Transcribe the material word for word, but without the images.

════

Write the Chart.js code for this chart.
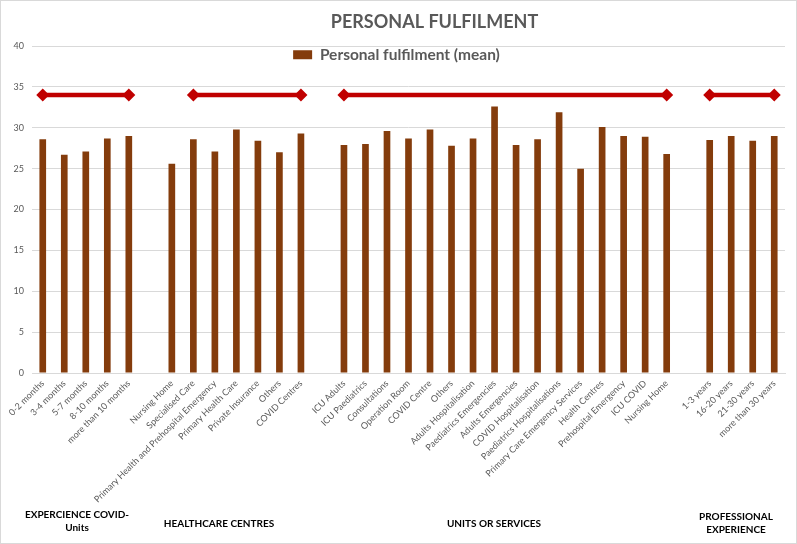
<!DOCTYPE html>
<html>
<head>
<meta charset="utf-8">
<script src="https://cdn.jsdelivr.net/npm/chart.js@4.4.1/dist/chart.umd.min.js"></script>
<style>
  html, body { margin: 0; padding: 0; background: #fff; }
  #wrap { width: 797px; height: 544px; position: relative; }
</style>
</head>
<body>
<div id="wrap"><canvas id="fulfilChart"></canvas></div>
<script>
// Data dibaca dari gambar rujukan
const expLabels = ['0-2 months', '3-4 months', '5-7 months', '8-10 months', 'more than 10 months'];
const expValues = [28.6, 26.7, 27.1, 28.7, 29.0];

const centreLabels = ['Nursing Home', 'Specialised Care', 'Primary Health and Prehospital Emergency', 'Primary Health Care', 'Private Insurance', 'Others', 'COVID Centres'];
const centreValues = [25.6, 28.6, 27.1, 29.8, 28.4, 27.0, 29.3];

const unitLabels = ['ICU Adults', 'ICU Paediatrics', 'Consultations', 'Operation Room', 'COVID Centre', 'Others', 'Adults Hospitalisation', 'Paediatrics Emergencies', 'Adults Emergencies', 'COVID Hospitalisation', 'Paediatrics Hospitalisations', 'Primary Care Emergency Services', 'Health Centres', 'Prehospital Emergency', 'ICU COVID', 'Nursing Home'];
const unitValues = [27.9, 28.0, 29.6, 28.7, 29.8, 27.8, 28.7, 32.6, 27.9, 28.6, 31.9, 25.0, 30.1, 29.0, 28.9, 26.8];

const yearsLabels = ['1-3 years', '16-20 years', '21-30 years', 'more than 30 years'];
const yearsValues = [28.5, 29.0, 28.4, 29.0];

const groupNames = [['EXPERCIENCE COVID-', 'Units'], ['HEALTHCARE CENTRES'], ['UNITS OR SERVICES'], ['PROFESSIONAL', 'EXPERIENCE']];
const bracketLevel = 34;
const bracketStartOffset = [0, 1, 0, 0]; // garis merah kumpulan 2 bermula pada 'Specialised Care'
const yTicks = [0, 5, 10, 15, 20, 25, 30, 35, 40];

// 1. Gabung kumpulan dengan ruang kosong di antara
const groups = [
    [expLabels, expValues],
    [centreLabels, centreValues],
    [unitLabels, unitValues],
    [yearsLabels, yearsValues]
];
const labels = [], barData = [], lineData = [], endPoints = [];
groups.forEach(([lbls, vals], g) => {
    if (g > 0) { labels.push(''); barData.push(null); lineData.push(null); }
    const start = labels.length;
    lbls.forEach((l, i) => {
        labels.push(l);
        barData.push(vals[i]);
        lineData.push(i >= bracketStartOffset[g] ? bracketLevel : null);
    });
    endPoints.push(start + bracketStartOffset[g], labels.length - 1);
});

const FONT = "Lato, 'Open Sans', sans-serif";
const GREY = '#595959';

// 2. Plugin: bingkai, legenda bertindih plot, label kumpulan
const framePlugin = {
    id: 'frame',
    beforeLayout(chart) {
        // legenda tak ambil ruang — dilukis di dalam kawasan plot macam Excel
        const lg = chart.legend;
        if (lg && !lg._noSpace) {
            const fit = lg.fit.bind(lg);
            lg.fit = function () { fit(); this.height = 0; };
            lg._noSpace = true;
        }
    },
    afterLayout(chart) {
        const t = chart.titleBlock;
        if (t) { t.left += 52; }
        const lg = chart.legend;
        if (lg) { lg.height = 30; lg.bottom = lg.top + 30; }
    },
    beforeDraw(chart) {
        const c = chart.ctx;
        c.save();
        c.fillStyle = '#fff';
        c.fillRect(0, 0, chart.width, chart.height);
        c.strokeStyle = '#d9d9d9';
        c.lineWidth = 1;
        c.strokeRect(0.5, 0.5, chart.width - 1, chart.height - 1);
        c.restore();
    },
    afterDraw(chart) {
        const c = chart.ctx;
        const pos = [[77, 515], [219, 524], [494, 524], [736, 517]];
        c.save();
        c.fillStyle = '#000';
        c.font = 'bold 10px ' + FONT;
        c.textAlign = 'center';
        c.textBaseline = 'middle';
        groupNames.forEach((lines, g) => {
            lines.forEach((t, k) => c.fillText(t, pos[g][0], pos[g][1] + k * 13));
        });
        c.restore();
    }
};

new Chart(document.getElementById('fulfilChart'), {
    data: {
        labels: labels,
        datasets: [
            {
                type: 'line',
                label: 'bracket',
                data: lineData,
                borderColor: '#C00000',
                backgroundColor: '#C00000',
                borderWidth: 4.5,
                pointStyle: 'rectRot',
                pointRadius: ctx => endPoints.includes(ctx.dataIndex) ? 6.5 : 0,
                pointHoverRadius: ctx => endPoints.includes(ctx.dataIndex) ? 6.5 : 0,
                pointBorderWidth: 0,
                spanGaps: false,
                order: 0
            },
            {
                type: 'bar',
                label: 'Personal fulfilment (mean)',
                data: barData,
                backgroundColor: '#843C0C',
                borderWidth: 0,
                categoryPercentage: 1,
                barPercentage: 0.31,
                order: 1
            }
        ]
    },
    options: {
        responsive: true,
        maintainAspectRatio: false,
        animation: false,
        layout: { padding: { left: 8, right: 12, top: 0, bottom: 0 } },
        plugins: {
            title: {
                display: true,
                text: 'PERSONAL FULFILMENT',
                fullSize: false,
                color: GREY,
                font: { family: FONT, size: 18, weight: 'bold' },
                padding: { top: 11.2, bottom: 13.2 }
            },
            legend: {
                position: 'top',
                labels: {
                    filter: item => item.text !== 'bracket',
                    boxWidth: 19,
                    boxHeight: 9,
                    padding: 1,
                    color: GREY,
                    font: { family: FONT, size: 15.5, weight: 'bold' }
                }
            },
            tooltip: { enabled: false }
        },
        scales: {
            x: {
                grid: { display: false, drawTicks: false },
                border: { color: '#d9d9d9' },
                ticks: {
                    autoSkip: false,
                    minRotation: 45,
                    maxRotation: 45,
                    padding: 5,
                    color: GREY,
                    font: { family: FONT, size: 9 }
                },
                afterFit(scale) { scale.height = 544 - 373; }
            },
            y: {
                min: 0,
                max: 40,
                afterBuildTicks(scale) { scale.ticks = yTicks.map(v => ({ value: v })); },
                grid: { color: '#d9d9d9', drawTicks: false },
                border: { display: false },
                ticks: {
                    padding: 8,
                    color: GREY,
                    font: { family: FONT, size: 9 }
                },
                afterFit(scale) { scale.width = 24; }
            }
        }
    },
    plugins: [framePlugin]
});
</script>
</body>
</html>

════

Task output:
Write the Chart.js code for this chart.
<!DOCTYPE html>
<html>
<head>
<meta charset="utf-8">
<script src="https://cdn.jsdelivr.net/npm/chart.js@4.4.1/dist/chart.umd.min.js"></script>
<style>
  html, body { margin: 0; padding: 0; background: #fff; }
  #wrap { width: 797px; height: 544px; position: relative; }
</style>
</head>
<body>
<div id="wrap"><canvas id="fulfilChart"></canvas></div>
<script>
// Data dibaca dari gambar rujukan
const expLabels = ['0-2 months', '3-4 months', '5-7 months', '8-10 months', 'more than 10 months'];
const expValues = [28.6, 26.7, 27.1, 28.7, 29.0];

const centreLabels = ['Nursing Home', 'Specialised Care', 'Primary Health and Prehospital Emergency', 'Primary Health Care', 'Private Insurance', 'Others', 'COVID Centres'];
const centreValues = [25.6, 28.6, 27.1, 29.8, 28.4, 27.0, 29.3];

const unitLabels = ['ICU Adults', 'ICU Paediatrics', 'Consultations', 'Operation Room', 'COVID Centre', 'Others', 'Adults Hospitalisation', 'Paediatrics Emergencies', 'Adults Emergencies', 'COVID Hospitalisation', 'Paediatrics Hospitalisations', 'Primary Care Emergency Services', 'Health Centres', 'Prehospital Emergency', 'ICU COVID', 'Nursing Home'];
const unitValues = [27.9, 28.0, 29.6, 28.7, 29.8, 27.8, 28.7, 32.6, 27.9, 28.6, 31.9, 25.0, 30.1, 29.0, 28.9, 26.8];

const yearsLabels = ['1-3 years', '16-20 years', '21-30 years', 'more than 30 years'];
const yearsValues = [28.5, 29.0, 28.4, 29.0];

const groupNames = [['EXPERCIENCE COVID-', 'Units'], ['HEALTHCARE CENTRES'], ['UNITS OR SERVICES'], ['PROFESSIONAL', 'EXPERIENCE']];
const bracketLevel = 34;
const bracketStartOffset = [0, 1, 0, 0]; // garis merah kumpulan 2 bermula pada 'Specialised Care'
const yTicks = [0, 5, 10, 15, 20, 25, 30, 35, 40];

// 1. Gabung kumpulan dengan ruang kosong di antara
const groups = [
    [expLabels, expValues],
    [centreLabels, centreValues],
    [unitLabels, unitValues],
    [yearsLabels, yearsValues]
];
const labels = [], barData = [], lineData = [], endPoints = [];
groups.forEach(([lbls, vals], g) => {
    if (g > 0) { labels.push(''); barData.push(null); lineData.push(null); }
    const start = labels.length;
    lbls.forEach((l, i) => {
        labels.push(l);
        barData.push(vals[i]);
        lineData.push(i >= bracketStartOffset[g] ? bracketLevel : null);
    });
    endPoints.push(start + bracketStartOffset[g], labels.length - 1);
});

const FONT = "Lato, 'Open Sans', sans-serif";
const GREY = '#595959';

// 2. Plugin: bingkai, legenda bertindih plot, label kumpulan
const framePlugin = {
    id: 'frame',
    beforeLayout(chart) {
        // legenda tak ambil ruang — dilukis di dalam kawasan plot macam Excel
        const lg = chart.legend;
        if (lg && !lg._noSpace) {
            const fit = lg.fit.bind(lg);
            lg.fit = function () { fit(); this.height = 0; };
            lg._noSpace = true;
        }
    },
    afterLayout(chart) {
        const t = chart.titleBlock;
        if (t) { t.left += 52; }
        const lg = chart.legend;
        if (lg) { lg.height = 30; lg.bottom = lg.top + 30; }
    },
    beforeDraw(chart) {
        const c = chart.ctx;
        c.save();
        c.fillStyle = '#fff';
        c.fillRect(0, 0, chart.width, chart.height);
        c.strokeStyle = '#d9d9d9';
        c.lineWidth = 1;
        c.strokeRect(0.5, 0.5, chart.width - 1, chart.height - 1);
        c.restore();
    },
    afterDraw(chart) {
        const c = chart.ctx;
        const pos = [[77, 515], [219, 524], [494, 524], [736, 517]];
        c.save();
        c.fillStyle = '#000';
        c.font = 'bold 10px ' + FONT;
        c.textAlign = 'center';
        c.textBaseline = 'middle';
        groupNames.forEach((lines, g) => {
            lines.forEach((t, k) => c.fillText(t, pos[g][0], pos[g][1] + k * 13));
        });
        c.restore();
    }
};

new Chart(document.getElementById('fulfilChart'), {
    data: {
        labels: labels,
        datasets: [
            {
                type: 'line',
                label: 'bracket',
                data: lineData,
                borderColor: '#C00000',
                backgroundColor: '#C00000',
                borderWidth: 4.5,
                pointStyle: 'rectRot',
                pointRadius: ctx => endPoints.includes(ctx.dataIndex) ? 6.5 : 0,
                pointHoverRadius: ctx => endPoints.includes(ctx.dataIndex) ? 6.5 : 0,
                pointBorderWidth: 0,
                spanGaps: false,
                order: 0
            },
            {
                type: 'bar',
                label: 'Personal fulfilment (mean)',
                data: barData,
                backgroundColor: '#843C0C',
                borderWidth: 0,
                categoryPercentage: 1,
                barPercentage: 0.31,
                order: 1
            }
        ]
    },
    options: {
        responsive: true,
        maintainAspectRatio: false,
        animation: false,
        layout: { padding: { left: 8, right: 12, top: 0, bottom: 0 } },
        plugins: {
            title: {
                display: true,
                text: 'PERSONAL FULFILMENT',
                fullSize: false,
                color: GREY,
                font: { family: FONT, size: 18, weight: 'bold' },
                padding: { top: 11.2, bottom: 13.2 }
            },
            legend: {
                position: 'top',
                labels: {
                    filter: item => item.text !== 'bracket',
                    boxWidth: 19,
                    boxHeight: 9,
                    padding: 1,
                    color: GREY,
                    font: { family: FONT, size: 15.5, weight: 'bold' }
                }
            },
            tooltip: { enabled: false }
        },
        scales: {
            x: {
                grid: { display: false, drawTicks: false },
                border: { color: '#d9d9d9' },
                ticks: {
                    autoSkip: false,
                    minRotation: 45,
                    maxRotation: 45,
                    padding: 5,
                    color: GREY,
                    font: { family: FONT, size: 9 }
                },
                afterFit(scale) { scale.height = 544 - 373; }
            },
            y: {
                min: 0,
                max: 40,
                afterBuildTicks(scale) { scale.ticks = yTicks.map(v => ({ value: v })); },
                grid: { color: '#d9d9d9', drawTicks: false },
                border: { display: false },
                ticks: {
                    padding: 8,
                    color: GREY,
                    font: { family: FONT, size: 9 }
                },
                afterFit(scale) { scale.width = 24; }
            }
        }
    },
    plugins: [framePlugin]
});
</script>
</body>
</html>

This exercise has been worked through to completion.